For the longest time, I used to poke fun at myself…I did it because I was afraid others would say things to hurt me. I was afraid of being pushed into a corner where I would lower my head and just hear these awful words from other people. So I did it to myself first, hoping that everyone would back away and leave me alone. But it didn’t work and they continued to fight me deeper into a corner. It was only then that I realized I allowed it to happen because I was doing it to myself first. I was giving them an extended invitation to do it because I was fine hurting my own heart. When I realized this, I cried even harder because it hurt worse than I thought and I didn’t know how to heal from it.
People can be cruel in their words and their intentions when it comes to you and the life you live. Sometimes, the position you are in, was one you could not control and while you are fighting to stay afloat, they are beating you down further. I have learned to pull myself out from those who hurt me with an intent to make sure I drown and set myself in a place where their words can no longer hurt me. I removed myself completely from their life, shocking them to the core that I could do that. Because to them, they believed I needed them to LIVE, to THRIVE, to SMILE. They were wrong. I don’t need them but their need for me will always be asked about in the back of their mind.
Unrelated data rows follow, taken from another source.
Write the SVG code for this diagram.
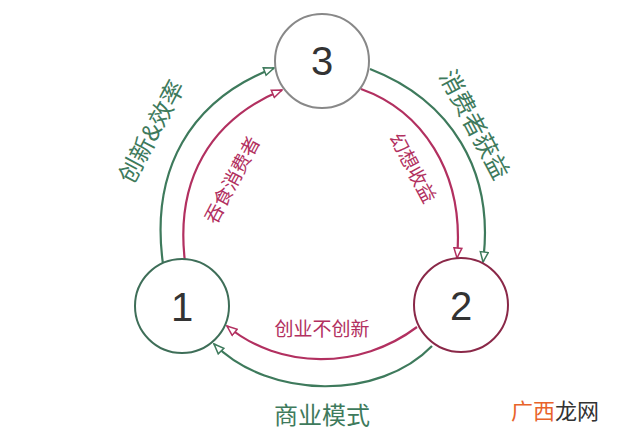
<svg xmlns="http://www.w3.org/2000/svg" width="640" height="440" viewBox="0 0 640 440">
<style>
.n{fill:#fff;stroke-width:2}
.num{font-family:"Liberation Sans",sans-serif;font-size:40px;fill:#333;text-anchor:middle}
.g{fill:none;stroke:#3e7a5c;stroke-width:2.2}
.r{fill:none;stroke:#b23060;stroke-width:2.2}
.tg{font-family:"Noto Sans CJK SC",sans-serif;fill:#3e7a5c;text-anchor:middle}
.tr{font-family:"Noto Sans CJK SC",sans-serif;fill:#b23060;text-anchor:middle}
</style>
<defs>
<marker id="ag" viewBox="0 0 12 10" refX="11" refY="5" markerWidth="12" markerHeight="10" markerUnits="userSpaceOnUse" orient="auto"><path d="M1,1 L11,5 L1,9 Z" fill="#fff" stroke="#3e7a5c" stroke-width="1.5"/></marker>
<marker id="ar" viewBox="0 0 12 10" refX="11" refY="5" markerWidth="12" markerHeight="10" markerUnits="userSpaceOnUse" orient="auto"><path d="M1,1 L11,5 L1,9 Z" fill="#fff" stroke="#b23060" stroke-width="1.5"/></marker>
</defs>
<rect width="640" height="440" fill="#fff"/>
<g id="connectors">
<path class="g" d="M163,264 C150,170 190,100 274,68" marker-end="url(#ag)"/>
<path class="r" d="M185,262 C175,180 210,120 282,90" marker-end="url(#ar)"/>
<path class="g" d="M370,69 C450,100 495,170 483,262" marker-end="url(#ag)"/>
<path class="r" d="M361,89 C420,110 465,170 457,258" marker-end="url(#ar)"/>
<path class="r" d="M417,327 C360,370 280,370 227,326" marker-end="url(#ar)"/>
<path class="g" d="M432,346 C380,400 270,400 214,344" marker-end="url(#ag)"/>
</g>
<g id="node3"><circle class="n" cx="322" cy="61" r="47" stroke="#888"/><text class="num" x="322" y="75">3</text></g>
<g id="node1"><circle class="n" cx="182" cy="306" r="47" stroke="#3e6e58"/><text class="num" x="182" y="321">1</text></g>
<g id="node2"><circle class="n" cx="461" cy="305" r="47" stroke="#8a2848"/><text class="num" x="461" y="320">2</text></g>
<g id="labels">
<text class="tg" font-size="24" transform="translate(152,132) rotate(-62)" y="8">创新&amp;效率</text>
<text class="tr" font-size="19" transform="translate(232,180) rotate(-62)" y="7">吞食消费者</text>
<text class="tr" font-size="19" transform="translate(413,168) rotate(62)" y="7">幻想收益</text>
<text class="tg" font-size="24" transform="translate(474,125) rotate(62)" y="8">消费者获益</text>
<text class="tr" font-size="19" x="322" y="336">创业不创新</text>
<text class="tg" font-size="24" x="322" y="424">商业模式</text>
<text font-family="Noto Sans CJK SC,sans-serif" font-size="22" x="511" y="419"><tspan fill="#e8632a">广西</tspan><tspan fill="#333">龙网</tspan></text>
</g>
</svg>
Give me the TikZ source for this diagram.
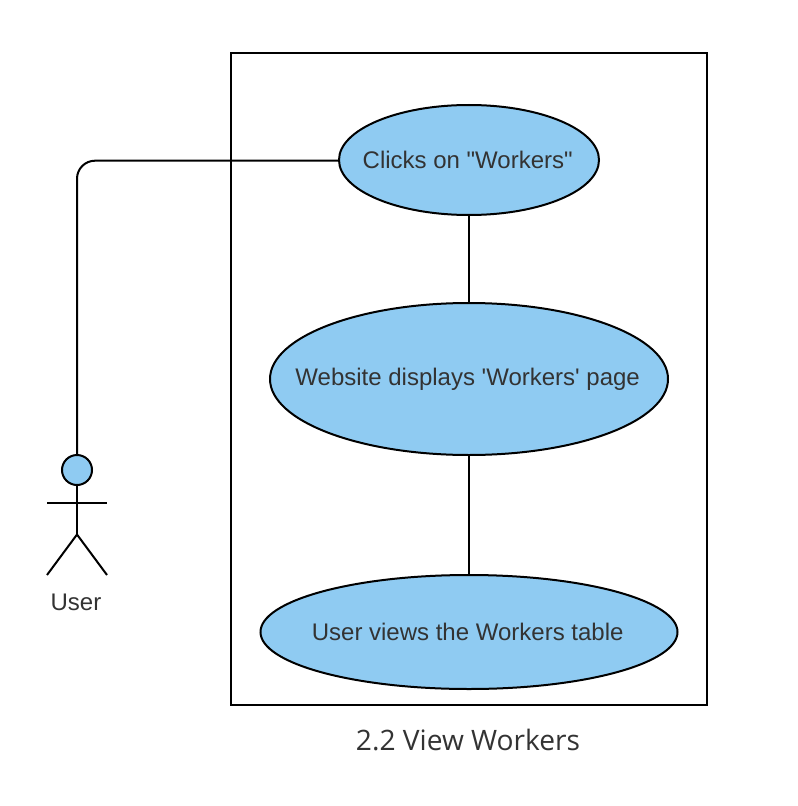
\documentclass[tikz,border=0pt]{standalone}
\usepackage{fontspec}
\setmainfont{Liberation Sans}[Ligatures=TeXOff]
\newfontfamily\capfont{Open Sans}
\usetikzlibrary{shapes.geometric}
\definecolor{ucblue}{HTML}{8FCBF2}
\definecolor{txt}{HTML}{333333}
\newcommand{\uctext}[1]{\makebox[0pt][c]{\hspace*{-2pt}\raisebox{-1.9pt}{#1}}}
\tikzset{
 px/.style={x=0.75pt,y=-0.75pt},
 uc/.style={ellipse,draw=black,fill=ucblue,line width=1.5pt,inner sep=0pt,text=txt,font=\fontsize{18pt}{21pt}\selectfont},
 ln/.style={draw=black,line width=1.5pt},
 lbl/.style={text=txt,inner sep=0pt}
}
\begin{document}
\begin{tikzpicture}[px]
\useasboundingbox (0,0) rectangle (798,806);
\fill[white] (0,0) rectangle (798,806);
\node[draw=black,line width=1.5pt,minimum width=476*0.75pt,minimum height=652*0.75pt,inner sep=0pt] (sys) at (469,379) {};
\node[uc,minimum width=260*0.75pt,minimum height=110*0.75pt] (a) at (469,160) {\uctext{Clicks on "Workers"}};
\node[uc,minimum width=398*0.75pt,minimum height=152*0.75pt] (b) at (469,379) {\uctext{Website displays 'Workers' page}};
\node[uc,minimum width=417*0.75pt,minimum height=114*0.75pt] (c) at (469,632) {\uctext{User views the Workers table}};
\node[circle,draw=black,fill=ucblue,line width=1.5pt,minimum size=30*0.75pt,inner sep=0pt] (head) at (77,470) {};
\coordinate (hip) at (77,534.5);
\coordinate (armL) at (47,503);
\coordinate (armR) at (107,503);
\coordinate (footL) at (47,575);
\coordinate (footR) at (107,575);
\draw[ln] (head) -- (hip);
\draw[ln] (armL) -- (armR);
\draw[ln] (footL) -- (hip) -- (footR);
\node[lbl,font=\fontsize{18pt}{21pt}\selectfont] (user) at (76,602) {User};
\node[lbl,font=\capfont\fontsize{21.1pt}{25pt}\selectfont] (title) at (468,740) {2.2 View Workers};
\draw[ln] (a) -- (b);
\draw[ln] (b) -- (c);
\draw[ln,rounded corners=13.5pt] (head.north) -- (77,160.7) -- (a.west |- 0,160.7);
\end{tikzpicture}
\end{document}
You are a warrior, I want you to know that, I want you to remember that. You don’t need to abide by the cruelty that others give to you and live by the rules they set for you. Don’t chase after someone’s fake kindness because you feel you have no one. You have someone greater than they will ever know: YOURSELF. Be your own light and shine so bright that they will wonder how they can ever extinguish it. They are living with their own demons that you don’t need to worry or touch upon. You just work on becoming the person they can never be.